Apple quietly slipped a camera remote feature into iOS 18.5.1 back in June, and most people still have no idea it exists. Tap your AirPods stem while your camera app is open, and boom—you've got a wireless shutter release. No Apple Watch required. No 10-second timer sprint. Just click and shoot.
The feature actually solves a real problem. You know that awkward dance of propping your iPhone on a surface, setting a timer, and then scrambling back into frame? This kills that entirely. If you're taking a selfie, group photo, or any shot where you need to be in the picture, you can now just tap your ear to capture the moment. It works for both photos and video recording.
Here's the catch: Apple locked this behind specific hardware. Only the AirPods Pro 3, AirPods Pro 2, AirPods 4, and AirPods Max 2 support it. If you're still rocking the original AirPods Pro from 2019, you're out of luck. The older models simply don't have the tech to handle it. And yes, your AirPods actually have to be in your ears for this to work—sitting on your desk won't cut it.

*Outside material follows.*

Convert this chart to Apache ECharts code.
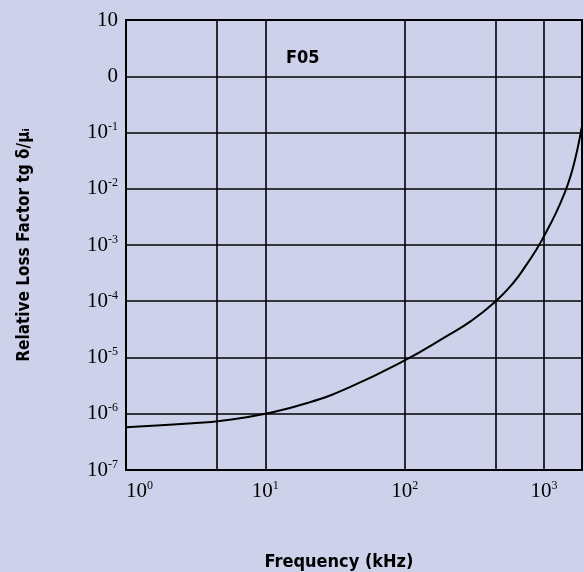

To turn it on, you dive into Settings, tap your AirPods name, scroll to Camera Control, then pick either Press Once or Press and Hold. That's it. But here's where it gets annoying: enabling Camera Remote disables other AirPods gestures. If you choose Press Once, you lose media controls. If you choose Press and Hold, you lose Siri and listening mode switching. Apple forces you to pick your poison.
The real question is whether this feature actually changes how people take photos. Probably not dramatically. Most people with newer AirPods probably don't know it exists yet, and plenty of iPhone users still don't have compatible hardware. But for anyone who regularly takes photos with their phone and actually owns the right AirPods? It's a genuinely useful addition that should've been louder about its existence.